↓↓↓

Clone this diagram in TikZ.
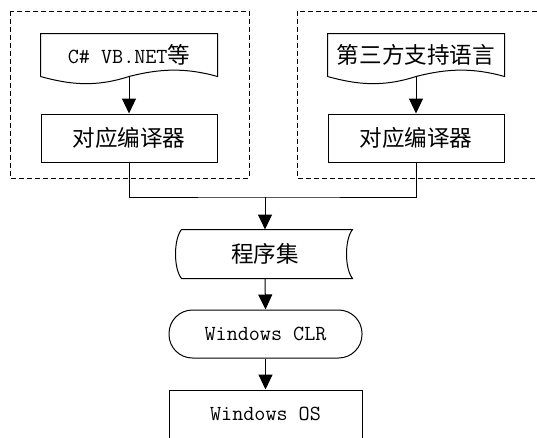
\documentclass[tikz,border=0pt]{standalone}
\usepackage{fontspec}
\newfontfamily\cjk{Noto Sans CJK SC}[Scale=1.05]
\usepackage{tikz}
\usetikzlibrary{arrows.meta}

\tikzset{
  plainbox/.style={draw, minimum width=176pt, minimum height=48pt, inner sep=0pt},
  wavebox/.style={minimum width=176pt, minimum height=42pt, inner sep=0pt},
  termbox/.style={draw, rounded corners=23.5pt, minimum width=193pt, minimum height=48pt, inner sep=0pt},
  flow/.style={-{Triangle[length=15pt,width=14pt]}},
  group/.style={dash pattern=on 5pt off 3pt}
}
\newcommand{\wavedoc}[1]{%
  \draw (#1.south west) -- (#1.north west) -- (#1.north east) -- (#1.south east)
    .. controls +(-32,-9) and +(31,-8) .. (#1.south)
    .. controls +(-34,11) and +(29,8) .. (#1.south west);}
\newcommand{\storedata}[1]{%
  \draw ([xshift=5pt]#1.north west) -- ([xshift=-1pt]#1.north east)
    .. controls +(-8,10) and +(-8,-10) .. ([xshift=-1pt]#1.south east)
    -- ([xshift=5pt]#1.south west)
    .. controls +(-8,-10) and +(-8,10) .. ([xshift=5pt]#1.north west);}

\begin{document}
\begin{tikzpicture}[x=1pt, y=-1pt, line width=1pt, font=\fontsize{21.5}{25}\selectfont\ttfamily]
  \useasboundingbox (0,0) rectangle (537,437);
  \clip (0,0) rectangle (537,437);
  \draw[group] (10,11) rectangle (249,178);
  \draw[group] (297,11) rectangle (570,178);

  \node[wavebox] (src1) at (129,55) {\raisebox{3pt}{C\# VB.NET{\cjk 等}}};
  \wavedoc{src1}
  \node[plainbox] (comp1) at (129,138) {\cjk 对应编译器};
  \draw[flow] (src1.south) -- (comp1.north);

  \node[wavebox] (src2) at (416,55) {\raisebox{3pt}{\cjk 第三方支持语言}};
  \wavedoc{src2}
  \node[plainbox] (comp2) at (416,138) {\cjk 对应编译器};
  \draw[flow] (src2.south) -- (comp2.north);

  \coordinate (join) at (265,197);
  \draw (comp1.south) |- (join) -| (comp2.south);

  \node[minimum width=176pt, minimum height=48pt, inner sep=0pt] (asm) at (265,254) {\cjk 程序集};
  \storedata{asm}
  \draw[flow] (join) -- (asm.north);

  \node[termbox] (clr) at (265.5,334) {Windows CLR};
  \draw[flow] (asm.south) -- (clr.north);

  \node[plainbox, minimum width=193pt] (os) at (265.5,414) {Windows OS};
  \draw[flow] (clr.south) -- (os.north);
\end{tikzpicture}
\end{document}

↑↑↑

Extract every line of the data exactly; pictures stay out.

Exercise answer
Clone this diagram in TikZ.
\documentclass[tikz,border=0pt]{standalone}
\usepackage{fontspec}
\newfontfamily\cjk{Noto Sans CJK SC}[Scale=1.05]
\usepackage{tikz}
\usetikzlibrary{arrows.meta}

\tikzset{
  plainbox/.style={draw, minimum width=176pt, minimum height=48pt, inner sep=0pt},
  wavebox/.style={minimum width=176pt, minimum height=42pt, inner sep=0pt},
  termbox/.style={draw, rounded corners=23.5pt, minimum width=193pt, minimum height=48pt, inner sep=0pt},
  flow/.style={-{Triangle[length=15pt,width=14pt]}},
  group/.style={dash pattern=on 5pt off 3pt}
}
\newcommand{\wavedoc}[1]{%
  \draw (#1.south west) -- (#1.north west) -- (#1.north east) -- (#1.south east)
    .. controls +(-32,-9) and +(31,-8) .. (#1.south)
    .. controls +(-34,11) and +(29,8) .. (#1.south west);}
\newcommand{\storedata}[1]{%
  \draw ([xshift=5pt]#1.north west) -- ([xshift=-1pt]#1.north east)
    .. controls +(-8,10) and +(-8,-10) .. ([xshift=-1pt]#1.south east)
    -- ([xshift=5pt]#1.south west)
    .. controls +(-8,-10) and +(-8,10) .. ([xshift=5pt]#1.north west);}

\begin{document}
\begin{tikzpicture}[x=1pt, y=-1pt, line width=1pt, font=\fontsize{21.5}{25}\selectfont\ttfamily]
  \useasboundingbox (0,0) rectangle (537,437);
  \clip (0,0) rectangle (537,437);
  \draw[group] (10,11) rectangle (249,178);
  \draw[group] (297,11) rectangle (570,178);

  \node[wavebox] (src1) at (129,55) {\raisebox{3pt}{C\# VB.NET{\cjk 等}}};
  \wavedoc{src1}
  \node[plainbox] (comp1) at (129,138) {\cjk 对应编译器};
  \draw[flow] (src1.south) -- (comp1.north);

  \node[wavebox] (src2) at (416,55) {\raisebox{3pt}{\cjk 第三方支持语言}};
  \wavedoc{src2}
  \node[plainbox] (comp2) at (416,138) {\cjk 对应编译器};
  \draw[flow] (src2.south) -- (comp2.north);

  \coordinate (join) at (265,197);
  \draw (comp1.south) |- (join) -| (comp2.south);

  \node[minimum width=176pt, minimum height=48pt, inner sep=0pt] (asm) at (265,254) {\cjk 程序集};
  \storedata{asm}
  \draw[flow] (join) -- (asm.north);

  \node[termbox] (clr) at (265.5,334) {Windows CLR};
  \draw[flow] (asm.south) -- (clr.north);

  \node[plainbox, minimum width=193pt] (os) at (265.5,414) {Windows OS};
  \draw[flow] (clr.south) -- (os.north);
\end{tikzpicture}
\end{document}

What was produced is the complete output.